Zentraler Teil des Regalsystems ist eine begehbare Rauminstallation: Über eine kleine Luke, die in geduckter Haltung passiert werden kann, gelangt man in eine versteckte Kammer, die stilistisch wie ein Burghotel aus früheren Zeiten anmuten soll, einschließlich des obligatorischen muffigen Samtgeruchs. Ein Plattenspieler säuselt schaurige Klänge. Schräg? Das greift bei Thorsten Brinkmann ein wenig zu kurz, zu viel steckt in seiner Kunst – und eine Kategorie ist das ohnehin nicht. Er versteht sich in der Rolle des Sammlers auch als eine Kunstfigur, die nicht mehr Künstler, sondern ein handelndes Subjekt ist, das selbst Teil des Werkes wird.
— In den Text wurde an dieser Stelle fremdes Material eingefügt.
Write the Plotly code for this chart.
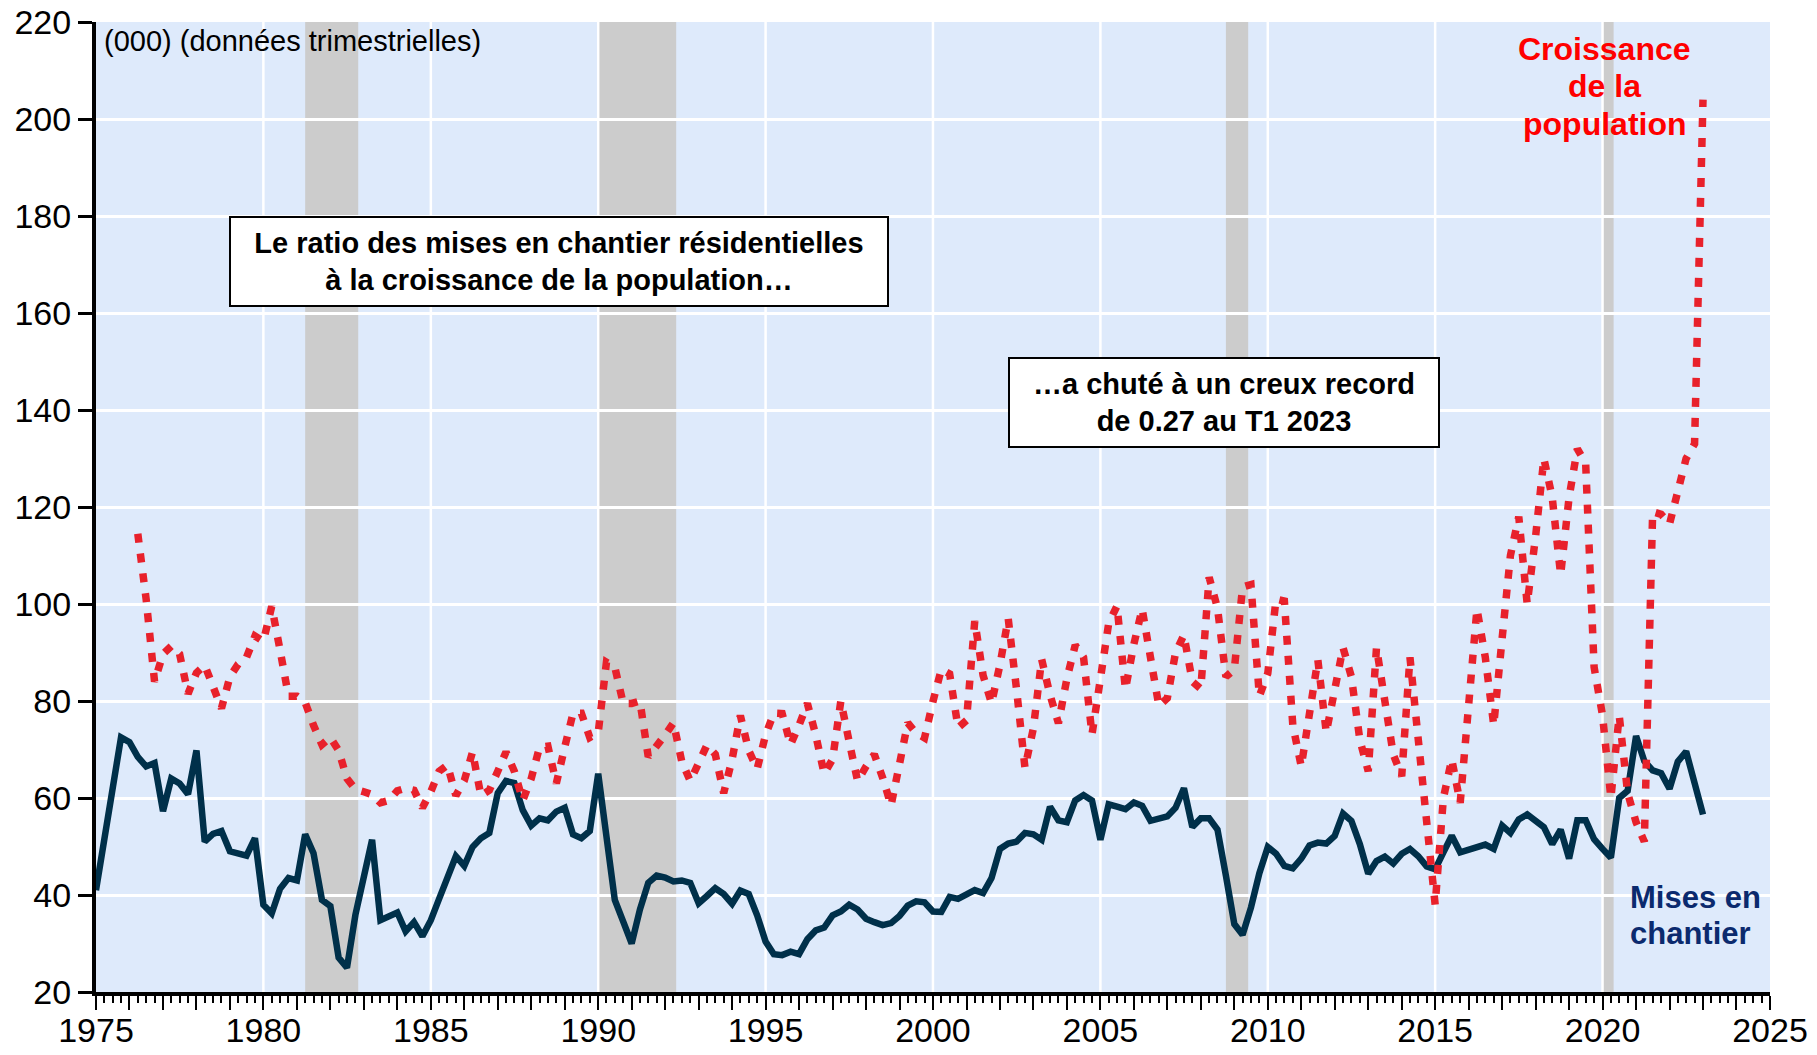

Das Ganze ist ein stetiger Balance-Akt zwischen vermeintlich wertlosen Dingen und präsentabler Kunst, am Rande spielt natürlich auch der derzeit so populäre Upcycling-Aspekt eine Rolle. Es ist ein wilder Fundus an Gegenständen, mit dem sich aus Sicht von Brinkmann arbeiten lässt, mal mehr, mal weniger. „Manche Gegenstände liegen bei mir seit 20 Jahren herum“, sagt er. Was nicht heißt, dass sie nicht eines Tages, mit dem richtigen gedanklichen Zugriff, plötzlich sein Interesse wecken. „Das Material sollte eine gewisse Präsenz haben.“ Er selbst ist der einzige Protagonist seiner Verkleidungsarbeiten. Mit seiner Person habe das aber gar nicht viel zu tun, erklärt er – vielmehr sei es eine pragmatische Entscheidung kurz nach seinem Studium gewesen, schließlich sei er selbst jederzeit verfügbar und zudem kostenlos. Erkennen kann man ihn darin ohnehin nicht, zu abstrahiert ist die Inszenierung. „Ich habe mich durchaus schon gefragt, ob ich den Beruf gewählt habe, damit ich sammeln kann“, sagt er . Als „ernstes Spiel“ sieht er diese Tätigkeit. Humorvoll – aber eben auch vielschichtig.

Info: Die Ausstellung wird am Freitag um 19 Uhr eröffnet. Bis 11. September ist sie freitags bis sonntags von 11 bis 18 Uhr geöffnet. Weitere Infos auf www.museen-kornwestheim.de.